### AIM
Quote, please, the line with "Emit a component", the line with "import * as", and every line between them, exactly and with nothing else.

### DATASET ENTRIES
==============================

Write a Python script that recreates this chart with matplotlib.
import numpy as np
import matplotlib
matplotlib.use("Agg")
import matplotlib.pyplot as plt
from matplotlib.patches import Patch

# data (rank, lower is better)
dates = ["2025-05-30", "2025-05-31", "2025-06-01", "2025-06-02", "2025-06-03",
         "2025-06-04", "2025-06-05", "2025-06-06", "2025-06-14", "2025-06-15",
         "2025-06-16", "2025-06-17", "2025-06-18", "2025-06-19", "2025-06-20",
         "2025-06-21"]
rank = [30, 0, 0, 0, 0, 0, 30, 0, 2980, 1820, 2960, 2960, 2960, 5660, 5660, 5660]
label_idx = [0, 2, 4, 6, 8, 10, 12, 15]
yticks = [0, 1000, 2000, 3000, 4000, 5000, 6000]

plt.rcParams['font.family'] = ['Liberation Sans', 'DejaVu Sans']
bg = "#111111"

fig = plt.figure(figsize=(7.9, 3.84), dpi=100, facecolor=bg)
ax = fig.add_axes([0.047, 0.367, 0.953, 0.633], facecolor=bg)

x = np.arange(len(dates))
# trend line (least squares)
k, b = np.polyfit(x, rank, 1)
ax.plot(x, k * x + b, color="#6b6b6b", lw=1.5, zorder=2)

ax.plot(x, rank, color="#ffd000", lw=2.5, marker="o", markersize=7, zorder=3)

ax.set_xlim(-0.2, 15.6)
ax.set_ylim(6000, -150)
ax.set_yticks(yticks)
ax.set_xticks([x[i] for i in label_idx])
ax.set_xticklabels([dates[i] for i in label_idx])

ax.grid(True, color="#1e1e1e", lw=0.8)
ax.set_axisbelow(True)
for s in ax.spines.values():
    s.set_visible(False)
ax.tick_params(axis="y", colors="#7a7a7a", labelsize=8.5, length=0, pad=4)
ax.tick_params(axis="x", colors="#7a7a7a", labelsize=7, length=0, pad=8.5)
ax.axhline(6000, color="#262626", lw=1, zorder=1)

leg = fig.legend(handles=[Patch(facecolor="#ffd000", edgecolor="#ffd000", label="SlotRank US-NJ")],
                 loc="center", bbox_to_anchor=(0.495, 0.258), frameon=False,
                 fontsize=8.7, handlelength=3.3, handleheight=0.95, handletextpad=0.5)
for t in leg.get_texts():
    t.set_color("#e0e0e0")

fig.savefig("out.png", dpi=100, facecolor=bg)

==============================

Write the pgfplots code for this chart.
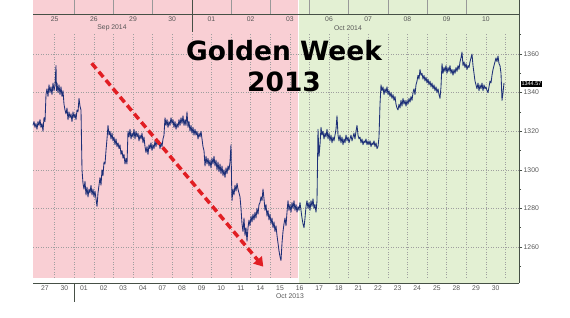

==============================

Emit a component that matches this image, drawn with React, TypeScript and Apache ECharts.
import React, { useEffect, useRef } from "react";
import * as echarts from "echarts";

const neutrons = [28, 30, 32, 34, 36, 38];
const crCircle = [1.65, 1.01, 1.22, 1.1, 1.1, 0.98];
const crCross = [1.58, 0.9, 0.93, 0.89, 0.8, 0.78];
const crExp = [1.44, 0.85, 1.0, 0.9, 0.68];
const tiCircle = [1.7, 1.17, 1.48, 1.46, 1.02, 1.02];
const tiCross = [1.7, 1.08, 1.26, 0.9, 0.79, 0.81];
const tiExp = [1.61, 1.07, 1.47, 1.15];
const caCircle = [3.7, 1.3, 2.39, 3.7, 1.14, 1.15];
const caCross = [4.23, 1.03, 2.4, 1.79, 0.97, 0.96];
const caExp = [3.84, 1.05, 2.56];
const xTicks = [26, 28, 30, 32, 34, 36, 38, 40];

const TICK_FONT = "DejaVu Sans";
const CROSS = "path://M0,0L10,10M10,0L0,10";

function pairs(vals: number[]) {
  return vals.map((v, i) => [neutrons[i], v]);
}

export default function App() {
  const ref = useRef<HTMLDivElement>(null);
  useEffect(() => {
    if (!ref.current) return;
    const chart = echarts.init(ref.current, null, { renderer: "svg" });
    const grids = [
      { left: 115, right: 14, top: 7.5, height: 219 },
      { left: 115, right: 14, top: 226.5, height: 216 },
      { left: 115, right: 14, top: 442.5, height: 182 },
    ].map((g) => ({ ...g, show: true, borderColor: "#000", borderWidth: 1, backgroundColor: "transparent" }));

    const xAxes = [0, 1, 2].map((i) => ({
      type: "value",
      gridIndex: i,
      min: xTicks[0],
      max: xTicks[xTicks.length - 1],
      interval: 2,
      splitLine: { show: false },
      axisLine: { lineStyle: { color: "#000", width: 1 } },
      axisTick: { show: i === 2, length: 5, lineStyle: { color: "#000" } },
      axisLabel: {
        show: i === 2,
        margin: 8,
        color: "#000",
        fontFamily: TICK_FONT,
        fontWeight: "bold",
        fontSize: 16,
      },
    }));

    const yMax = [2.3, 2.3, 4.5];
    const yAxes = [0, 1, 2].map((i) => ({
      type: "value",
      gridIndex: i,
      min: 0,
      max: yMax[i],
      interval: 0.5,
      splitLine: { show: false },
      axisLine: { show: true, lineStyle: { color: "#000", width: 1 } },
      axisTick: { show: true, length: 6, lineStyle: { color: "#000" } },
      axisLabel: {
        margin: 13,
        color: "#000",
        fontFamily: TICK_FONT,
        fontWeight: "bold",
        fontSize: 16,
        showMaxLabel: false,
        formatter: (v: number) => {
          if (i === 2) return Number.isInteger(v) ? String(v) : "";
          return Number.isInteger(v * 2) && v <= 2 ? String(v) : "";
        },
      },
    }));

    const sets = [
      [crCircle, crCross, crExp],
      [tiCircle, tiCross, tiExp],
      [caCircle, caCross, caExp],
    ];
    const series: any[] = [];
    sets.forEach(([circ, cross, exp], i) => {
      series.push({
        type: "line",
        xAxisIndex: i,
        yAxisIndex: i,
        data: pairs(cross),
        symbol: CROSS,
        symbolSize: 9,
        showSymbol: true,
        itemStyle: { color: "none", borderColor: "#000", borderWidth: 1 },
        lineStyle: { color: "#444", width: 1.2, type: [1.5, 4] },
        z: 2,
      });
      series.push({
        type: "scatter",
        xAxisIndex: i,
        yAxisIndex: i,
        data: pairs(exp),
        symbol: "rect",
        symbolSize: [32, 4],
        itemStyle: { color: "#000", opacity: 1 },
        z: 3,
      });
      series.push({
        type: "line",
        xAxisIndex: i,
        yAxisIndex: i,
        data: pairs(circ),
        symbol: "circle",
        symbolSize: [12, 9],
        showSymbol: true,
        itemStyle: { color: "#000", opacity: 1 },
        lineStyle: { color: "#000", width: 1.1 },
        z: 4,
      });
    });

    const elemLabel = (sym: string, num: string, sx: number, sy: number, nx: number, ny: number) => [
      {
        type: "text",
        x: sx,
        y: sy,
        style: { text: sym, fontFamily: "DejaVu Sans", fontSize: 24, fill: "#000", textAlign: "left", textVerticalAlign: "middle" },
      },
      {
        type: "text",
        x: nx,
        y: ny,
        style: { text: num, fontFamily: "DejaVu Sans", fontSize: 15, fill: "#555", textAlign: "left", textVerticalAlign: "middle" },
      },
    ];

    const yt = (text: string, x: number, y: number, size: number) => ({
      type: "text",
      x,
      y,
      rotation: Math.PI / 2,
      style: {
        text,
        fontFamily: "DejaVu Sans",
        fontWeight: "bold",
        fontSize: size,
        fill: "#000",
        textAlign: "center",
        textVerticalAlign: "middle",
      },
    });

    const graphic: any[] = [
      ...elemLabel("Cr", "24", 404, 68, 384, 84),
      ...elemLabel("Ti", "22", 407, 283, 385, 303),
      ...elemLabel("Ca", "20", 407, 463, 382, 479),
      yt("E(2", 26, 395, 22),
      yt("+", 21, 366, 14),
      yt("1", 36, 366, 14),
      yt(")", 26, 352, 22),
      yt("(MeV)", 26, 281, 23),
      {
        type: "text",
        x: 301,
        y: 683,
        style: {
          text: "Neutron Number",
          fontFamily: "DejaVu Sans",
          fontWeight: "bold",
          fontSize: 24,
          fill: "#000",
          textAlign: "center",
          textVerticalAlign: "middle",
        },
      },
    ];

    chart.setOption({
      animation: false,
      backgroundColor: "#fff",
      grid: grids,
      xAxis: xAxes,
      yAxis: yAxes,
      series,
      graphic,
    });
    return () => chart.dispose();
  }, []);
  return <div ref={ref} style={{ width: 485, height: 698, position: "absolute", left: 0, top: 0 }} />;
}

==============================

### RESPONSE TO THE EXERCISE
Emit a component that matches this image, drawn with React, TypeScript and Apache ECharts.
import React, { useEffect, useRef } from "react";
import * as echarts from "echarts";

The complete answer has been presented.